Setting the record straight: A response to Puerto Rico’s governor–05/21/15

The Hills’ Congress Blog
By Pedro Pierluisi – 05/21/13 04:00 PM ET

Puerto Rico’s governor recently wrote about the results of the U.S. territory’s November status referendum (“Moving forward together,” May 20), painting a picture that bears little resemblance to what actually transpired.

The governor supports Puerto Rico’s current territory status, while I support statehood. I cannot comprehend how one can defend a status that deprives the 3.7 million U.S. citizens residing in Puerto Rico of voting representation in their national government, denies them equal treatment under federal law, and is the root cause of the significant economic and security problems on the island that the governor bemoans.

Pro-status quo leaders are entitled to their beliefs. But they are not entitled to distort the referendum results simply because those results are not to their liking.

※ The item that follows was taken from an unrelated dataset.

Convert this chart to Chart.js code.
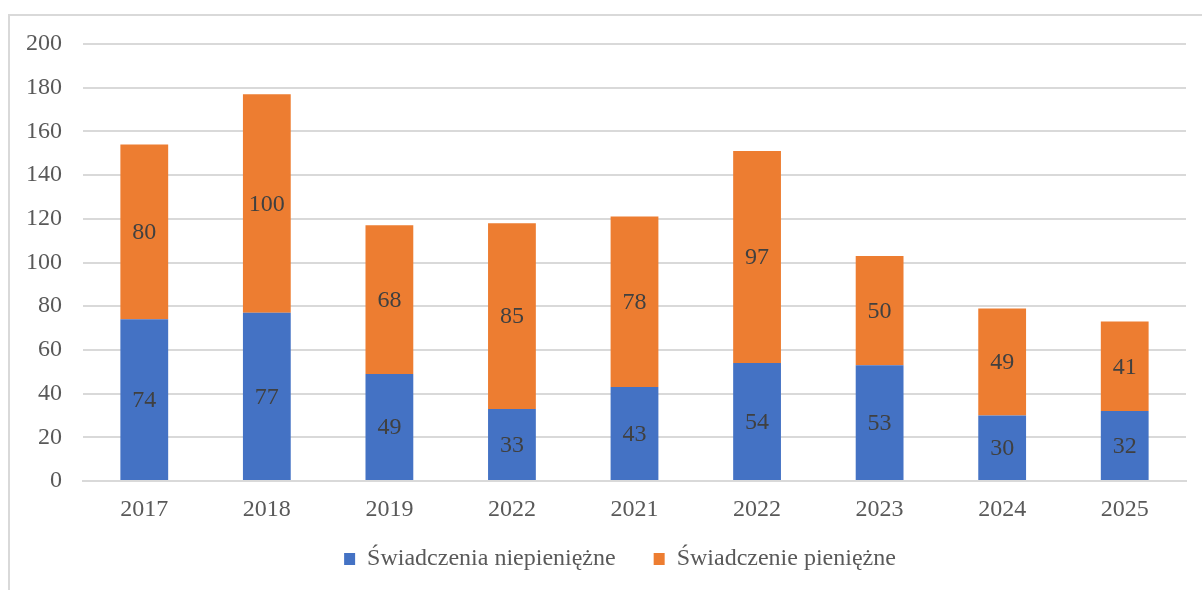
<!DOCTYPE html>
<html>
<head>
<meta charset="utf-8">
<script src="https://cdn.jsdelivr.net/npm/chart.js@4/dist/chart.umd.min.js"></script>
<style>
html,body{margin:0;padding:0;background:#fff;overflow:hidden;}
#wrap{position:relative;width:1202px;height:590px;}
#frame{position:absolute;left:8px;top:14px;width:1300px;height:700px;border:2px solid #D9D9D9;box-sizing:border-box;}
#c{position:absolute;left:0;top:0;}
</style>
</head>
<body>
<div id="wrap">
<div id="frame"></div>
<canvas id="c" width="1202" height="590"></canvas>
</div>
<script>
const categories = ['2017','2018','2019','2022','2021','2022','2023','2024','2025'];
const niepieniezne = [74,77,49,33,43,54,53,30,32];
const pieniezne = [80,100,68,85,78,97,50,49,41];
const seriesNames = ['Świadczenia niepieniężne','Świadczenie pieniężne'];
const yTicks = {min:0, max:200, step:20};

const FONT = "'Liberation Serif','Times New Roman',serif";

const labelPlugin = {
  id:'segLabels',
  afterLayout(chart){
    // nudge the legend block to the reference position
    const lg = chart.legend;
    if (lg) { lg.left += 27; lg.right += 27; lg.top -= 9; lg.bottom -= 9; }
  },
  afterDatasetsDraw(chart){
    const ctx = chart.ctx;
    ctx.save();
    ctx.font = '24px ' + FONT;
    ctx.fillStyle = '#404040';
    ctx.textAlign = 'center';
    ctx.textBaseline = 'middle';
    chart.data.datasets.forEach((ds, di) => {
      const meta = chart.getDatasetMeta(di);
      meta.data.forEach((bar, i) => {
        const y = (bar.y + bar.base) / 2;
        ctx.fillText(String(ds.data[i]), bar.x, y + 1);
      });
    });
    ctx.restore();
  }
};

new Chart(document.getElementById('c'), {
  type:'bar',
  data:{
    labels: categories,
    datasets:[
      {label: seriesNames[0], data: niepieniezne, backgroundColor:'#4472C4', borderWidth:0},
      {label: seriesNames[1], data: pieniezne, backgroundColor:'#ED7D31', borderWidth:0}
    ]
  },
  options:{
    responsive:false,
    animation:false,
    devicePixelRatio:1,
    layout:{padding:{left:0,right:16,top:44,bottom:0}},
    datasets:{bar:{categoryPercentage:1, barPercentage:0.39}},
    plugins:{
      legend:{
        position:'bottom',
        labels:{
          font:{family:FONT,size:24},
          color:'#595959',
          boxWidth:11, boxHeight:12,
          padding:38
        }
      },
      tooltip:{enabled:false}
    },
    scales:{
      x:{
        stacked:true,
        grid:{display:false, drawTicks:false},
        border:{display:true,color:'#D9D9D9',width:2},
        ticks:{font:{family:FONT,size:24},color:'#595959',padding:14},
        afterFit(s){ s.height = 37; }
      },
      y:{
        stacked:true,
        min:yTicks.min, max:yTicks.max,
        grid:{color:'#D9D9D9', lineWidth:2, drawTicks:false},
        border:{display:false},
        ticks:{stepSize:yTicks.step,font:{family:FONT,size:24},color:'#595959',padding:21},
        afterFit(s){ s.width = 83; }
      }
    }
  },
  plugins:[labelPlugin]
});
</script>
</body>
</html>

The referendum’s first question asked if Puerto Rico should continue as a territory. Pro-status quo leaders urged a “yes” vote. Of the 1.8 million voters who answered, 970,910 voters — 53.97 percent — voted “no” and 828,077 voters — 46.03 percent — voted “yes.” This was the result: the vote totals and the percentages, certified by the Puerto Rico Elections Commission, consisting of representatives from each of the territory’s status-based parties.

Pro-status quo politicians are now trying to claim that “No” actually obtained 51.7 percent of the vote, slicing 2.2 percent from the certified result. They manage this sleight of hand by adding 67,000 blank ballots and 13,000 invalidated ballots to the 1.8 million ballots properly cast, and using that total as the new denominator. Of course, they fail to note that counting blank and invalid ballots would also reduce the “yes” vote from 46 percent to 44 percent. Their goal is not intellectual coherence; it is to complicate and confuse.

In any event, counting blank and invalid ballots contradicts general election law, Puerto Rico election law (which says a blank ballot “shall not be deemed to be a vote cast”) and common sense — one cannot divine voter intent from a blank or invalid ballot.

In the referendum’s second question, voters expressed their preference among the three alternatives to territory status. Of the 1.36 million voters who chose an option, 834,191 voters — 61.16 percent — chose statehood. The number of votes for statehood on the second question exceeded the number of votes for the current status on the first question. For the first time, more people want Puerto Rico to become a state than to remain a territory.

These are the official vote totals and percentages certified by the Elections Commission. This result cannot just be wished away by those who find it inconvenient.

However, to downplay the results of the second question, the status quo party again summons the blank ballots argument. In the run-up to the vote, some pro-status quo leaders did encourage their followers to leave this question blank. Presumably, some — but by no means all — of the 500,000 ballots that were left blank were done so in response to that appeal. If blank ballots are included in the vote total, the theory runs, the 61 percent vote for statehood becomes 45 percent.

This argument falls flat. In our democracy, outcomes are determined by ballots properly cast. We can speculate that some voters may have left the second question blank because they prefer the current territory status to its alternatives. Those voters were able to vote for that status in the first question, so their viewpoint was reflected in the results. Others may have declined to answer because they believed another option should have been on the ballot — a best-of-all-worlds proposal promoted by the governor’s party called “Enhanced Commonwealth.” But federal officials have consistently rejected this proposal on legal and policy grounds, so it could not appear as a choice on the second question.

The governor appropriately praises President Obama for the actions he has taken in response to the November referendum, but ignores the fact that, after the vote, a White House spokesman confirmed that “a majority chose statehood in the second question” — rejecting the theory that blank ballots should be computed in the vote total.

Since the referendum, my explanation of the outcome has not deviated from the certified results, which demonstrate that a majority of my constituents want to end territory status, a supermajority favor statehood among the alternatives and more voters want statehood than territory status. Now the federal government must respond.

To obstruct change, the status quo party misrepresents the referendum results. The same voters who placed the governor in office also voted against territory status and for statehood. He ignores them at his own peril.

Pierluisi, a Democrat, is Puerto Rico’s sole representative in the U.S. Congress.